I found myself with an abundance of beautiful nectarines and seem to be in a bit of a tart frame of mind, so I decided to try out an easy recipe that didn’t require any baking.
I used a packet of ginger biscuits to make the crust and then made a filling similar to the filling in my Amaretto and peach dessert from earlier in the year. It is such a versatile creamy base from which to build recipes on.
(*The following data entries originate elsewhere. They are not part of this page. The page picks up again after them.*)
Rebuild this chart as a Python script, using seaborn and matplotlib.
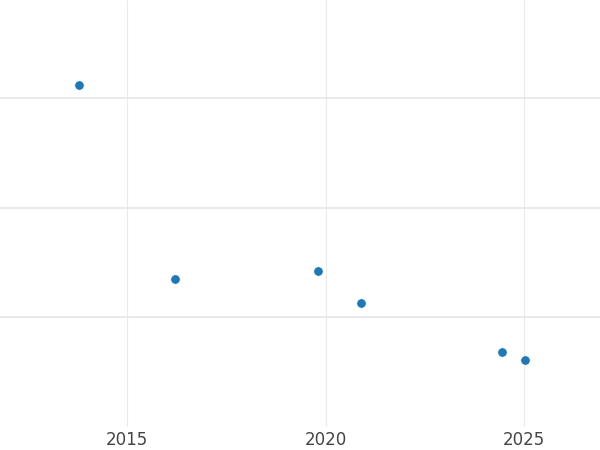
import matplotlib
matplotlib.use("Agg")
import matplotlib.pyplot as plt
import seaborn as sns
import pandas as pd

# dados
anos = [2013.78, 2016.20, 2019.81, 2020.89, 2024.45, 2025.03]
valores = [31.2, 13.5, 14.2, 11.3, 6.8, 6.1]
ticks_x = [2015, 2020, 2025]
ticks_y = [10, 20, 30]

df = pd.DataFrame({"ano": anos, "valor": valores})

sns.set_theme(style="whitegrid")
plt.rcParams['font.family'] = ['DejaVu Sans']

fig = plt.figure(figsize=(6, 4.5), dpi=100)
# área do gráfico ocupa toda a largura, deixando espaço embaixo para os anos
ax = fig.add_axes([0, 23 / 450, 1, 427 / 450])

sns.scatterplot(data=df, x="ano", y="valor", color="#1f77b4", s=45,
                edgecolor="white", linewidth=0.4, ax=ax)

ax.set_xlim(2011.79, 2026.92)
ax.set_ylim(0, 38.93)
ax.set_xticks(ticks_x)
ax.set_yticks(ticks_y)
ax.set_yticklabels([])
ax.tick_params(axis="x", labelsize=12, colors="#444444", length=0, pad=3)
ax.tick_params(axis="y", length=0)
ax.grid(axis="x", color="#ebebeb", linewidth=0.8)
ax.grid(axis="y", color="#e6e6e6", linewidth=1.2)
ax.set_xlabel("")
ax.set_ylabel("")
for s in ax.spines.values():
    s.set_visible(False)

fig.savefig("out.png", dpi=100)
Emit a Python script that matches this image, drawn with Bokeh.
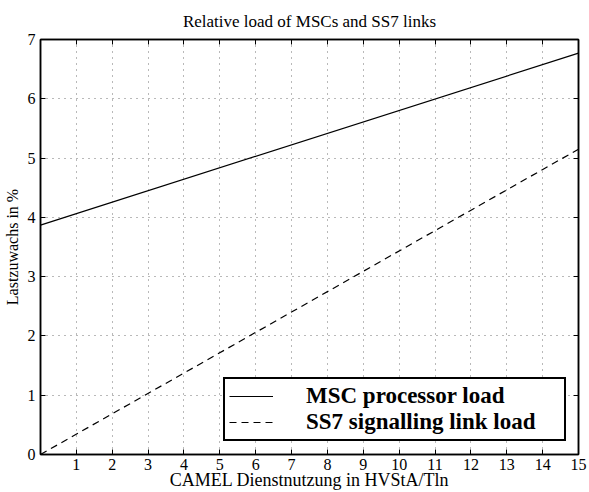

I cut a few fresh nectarines in thinnish slices and piled them on top of the tart.
To give it a slight almond edge, I added a dash of Amaretto to the cream mixture and sprinkled toasted almond flakes over the top.
I quite liked the freshness of the uncooked nectarines, but I think they would also do really well lightly poached in an Amaretto sugar syrup.
For the base:
- 200g ginger biscuits
- 70g butter – melted
- 175g Marscapone cheese
- 175ml cream
- 1 T icing sugar
- 1 T Amaretto liqueur
- 4 – 6 nectarinses cut into thin slices
- small handful of toasted flaked almonds
Grind the biscuits in a food processor until a fine crumb and add the melted butter to combine. Tip the crumb mixture out into a 22 cm tart dish and press around the base and the edges to form an even crust. Use a back of a spoon or a metal cup measure to ensure uniformity and compactness. Place the tart base in the fridge.
Beat the Marscapone cheese with an electric whisk to loosen the texture and remove any lumps. In a separate bowl whip the cream until it is thick. Combine the Marscapone and the cream with the Amaretto and icing sugar and whisk to combine. Spread the filling mixture over the base evenly.
Top it off by arranging the sliced nectarines in about 2-3 layers and sprinkle almond flakes to finish it off.